How Fast Can We Detect a Network Failure?

In the introductory fast failover blog post I mentioned the challenge of fast link- and node failure detection, and how it makes little sense to waste your efforts on fast failover tricks if the routing protocol convergence time has the same order of magnitude as failure detection time.

Now let’s focus on realistic failure detection mechanisms and detection times. Imagine a system connecting a hardware switching platform (example: data center switch or a high-end router) with a software switching platform (midrange router):

Sample 2-node network with a hardware- and software switching platform

Sample 2-node network with a hardware- and software switching platform

Hardware switching platform has a CPU (control plane), switching hardware (data plane), and a number of transceivers (PHY modules). Software switching platform has a CPU (that runs control- and data planes), interface cards, and transceivers.

The fastest link failure detection mechanism is the physical link failure detection sometimes called (for historical reasons) loss of carrier (or light in optical networks). That mechanism kicks in as soon as you get a clean cable cut, but cannot detect unidirectional problems, or somewhat-faulty cables introducing spurious transmission errors.

Some physical layers – including Gigabit Ethernet – provide end-to-end fault detection (link fault signaling in the above diagram). While that might seem like a perfect solution, do keep in mind that LFS works between transceivers, and thus cannot detect faulty transceivers or faults deeper inside the network node.

Many data link layer (layer-2) technologies provide link fault detection mechanisms - LACP timers, UDLD, Ethernet Connectivity and Fault Management (CFM)… These protocols are often run by the control plane, and are thus correspondingly slow. Example: LACP packets are sent once per second when using fast LACP timers, and it takes three seconds to detect LAG failure.

Some people argue that you don’t need UDLD (on layer-2) or BFD (on layer-3) in a Gigabit Ethernet network due to built-in Link Fault Signaling (LFS). Looking at the above diagram, it becomes painfully obvious that LFS tests PHY-to-PHY path, whereas UDLD and BFD provide more comprehensive tests… but if you think the only failure that could ever happen is a cable cut, go ahead.

Bidirectional Forwarding Detection

Bidirectional Forwarding Detection (BFD) seems like an ideal solution, at least while looking at vendor PowerPoint decks. The reality is a bit different, although it’s still much better to use BFD than to tweak BGP or OSPF timers.

High-end platforms were able to run BFD in hardware years ago, and provided very short failure detection times. Modern data center switching ASICs have hardware dedicated to OAM functionality, including BFD and Ethernet CFM.

However, that hardware might not be used by the software running on the device, or the hardware-software combination might have numerous limitations like:

  • No hardware BFD on link aggregation groups or member links (micro-BFD);
  • No hardware BFD over layer-3 subinterfaces, or VLAN (SVI) interfaces;
  • Hardware cannot run multi-hop or authenticated BFD sessions.
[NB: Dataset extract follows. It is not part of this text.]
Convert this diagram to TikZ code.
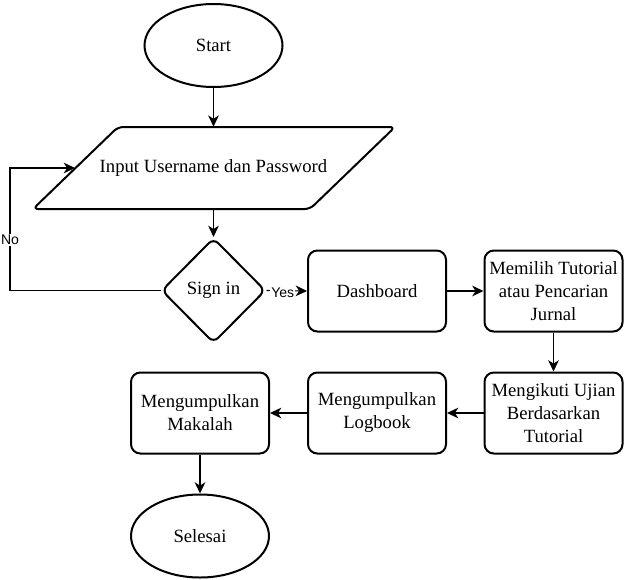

It is also unclear (from what sparse vendor documentation is available) whether the hardware BFD functionality includes transmission, timeout detection, and link state management, or just the packet transmission. There’s also the “minor” detail of timer granularity supported by the BFD hardware.

As always, read the release notes very carefully, double-check whether the desired functionality works on the hardware platform you plan to be using, and whenever in doubt do the basic due diligence like testing vendor claims in a lab.

Most other devices, including data center switching running software that does not support hardware-assisted BFD, run BFD in software and can provide somewhat-stable failure detection in hundreds of milliseconds.

You don’t want to tweak BFD timers too much when running BFD on the control plane CPU. The CPU might get too busy, drop a few BFD packets, and the resulting routing protocol adjacency loss did bring down a few networks.

Multi-Access Networks

So far we focused on detecting failures on point-to-point links. Multi-access networks and paths containing invisible third-party devices (media converters, Ethernet switches…) add a new layer of complexity that we’ll discuss in Advanced Routing Protocol Topics part of How Networks Really Work webinar.

Summary

Long story short:

  • Total interface loss (cable cut) can be detected in milliseconds;
  • Detecting any other failure requires data link- or network-layer protocols, and usually requires hundreds of milliseconds.

Keep these facts in mind when evaluating whether it makes sense to spend time designing a perfect fast failover solution.

Release History

Blog posts in Fast Failover series

1 comments:

  1. Hi there,

    I just wanted to add a couple of BFD implementation info I have come across:

    1) some implementations make use of the central CPU to scale BFD up since they provide the central CPU with the very same forwarding ASIC that is on the cards while others use the CPU on the line cards

    2) BGP PIC-CORE implementation is, to me, very much ECMP fast-rehashing but at a higher indirection level of the hierarchical FIB as it applies to service/BGP prefixes in a BGP multipath scenario. What I found regarding BFD is that in some implementations the trigger for the fast-rehashing at that higher level can be both an interface-down or a BFD session-down event but in other implementations it’s the BFD session-down event only that triggers the ECMP fast-rehashing.